Человек, которому отказали в выдаче кредита, может потребовать не просто объяснений, а чего‑то большего: «Как мне изменить свое заявление на следующий год, чтобы шансы на успешное рассмотрение были повыше?» Так как у нас нет простого объяснения принимаемых алгоритмом решений, мы не сможем дать и достойный ответ на этот вопрос. «Попытайтесь написать ее так, чтобы она больше походила на одну из успешных заявок», – вот все, что нам остается сказать.
Наш руководитель мог бы спросить: «Алгоритм справляется с заявками в Великобритании, но будет ли он так же хорошо работать, если мы задействуем его в Бразилии?» Удовлетворительного ответа опять нет, или же мы не в состоянии достоверно оценить, насколько успешен будет перевод высокооптимизированного правила в новую область.

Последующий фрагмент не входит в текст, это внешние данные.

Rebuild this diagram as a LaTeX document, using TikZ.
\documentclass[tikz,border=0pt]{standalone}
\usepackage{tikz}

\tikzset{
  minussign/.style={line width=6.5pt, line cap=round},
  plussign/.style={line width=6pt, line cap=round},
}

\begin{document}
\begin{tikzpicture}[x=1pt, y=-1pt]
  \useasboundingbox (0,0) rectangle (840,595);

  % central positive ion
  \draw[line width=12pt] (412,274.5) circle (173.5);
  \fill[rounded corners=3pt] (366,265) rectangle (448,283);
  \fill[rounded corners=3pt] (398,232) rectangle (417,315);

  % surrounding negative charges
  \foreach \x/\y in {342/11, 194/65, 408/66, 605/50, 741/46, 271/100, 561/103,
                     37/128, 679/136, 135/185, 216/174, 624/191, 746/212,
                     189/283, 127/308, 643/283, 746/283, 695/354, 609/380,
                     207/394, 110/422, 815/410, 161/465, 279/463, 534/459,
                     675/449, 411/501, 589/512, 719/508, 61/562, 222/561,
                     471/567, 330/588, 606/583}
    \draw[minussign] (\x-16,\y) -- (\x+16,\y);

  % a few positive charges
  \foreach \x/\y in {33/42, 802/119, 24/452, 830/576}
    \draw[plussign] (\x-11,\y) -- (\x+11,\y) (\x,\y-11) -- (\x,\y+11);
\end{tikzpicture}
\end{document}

Специалист по обработке данных мог бы заметить: «Нам известно, насколько хорошо алгоритм справляется с данными, которые у него есть. Но новая информация о потребителях нам точно не повредит. Какие еще сведения надо собрать?» Исходя из имеющихся у нас знаний о человеке, можно предложить множество вариантов, но с этим непостижимым алгоритмом мы не знаем, что именно окажется для него полезным. Вот в чем ирония: мы можем попробовать выбрать те переменные, которые сами сочтем важными, но машина‑то думает не так, как мы, и потому уже нас обыгрывает. Как нам узнать, что она сочтет полезным?
Тут не обязательно ставить точку. У нас уже есть интерес к тому, чтобы разрабатывать алгоритмы, которые будут не только эффективными, но и постижимыми для своих создателей. Чтобы это сделать, нам, возможно, придется серьезно пересмотреть понятие постижимости. Мы, вероятно, так никогда и не сумеем постичь, что именно делают наши автоматизированные системы конкретно, шаг за шагом, но это нормально. Достаточно будет, если мы научимся взаимодействовать с ними, как одна разумная сущность взаимодействует с другой, развивая здоровое понимание того, когда стоит доверять рекомендациям, где можно наиболее эффективно их использовать и как помочь машине прийти к недоступному для нас самих уровню эффективности.
Однако пока мы этому не научимся, непостижимость искусственного интеллекта будет представлять определенную опасность. Как мы узнаем, что машина вышла из своей «зоны комфорта» и уже работает с той частью проблемы, с которой не очень хорошо справляется? Степень такого риска нелегко определить количественно, и с подобными проблемами мы будем сталкиваться по мере развития наших систем. Возможно, с какого‑то момента нам придется беспокоиться по поводу всесильного искусственного интеллекта. Но сперва нам надо озаботиться тем, что машинам приходится отвечать за решения, для принятия которых у них недостаточно ума.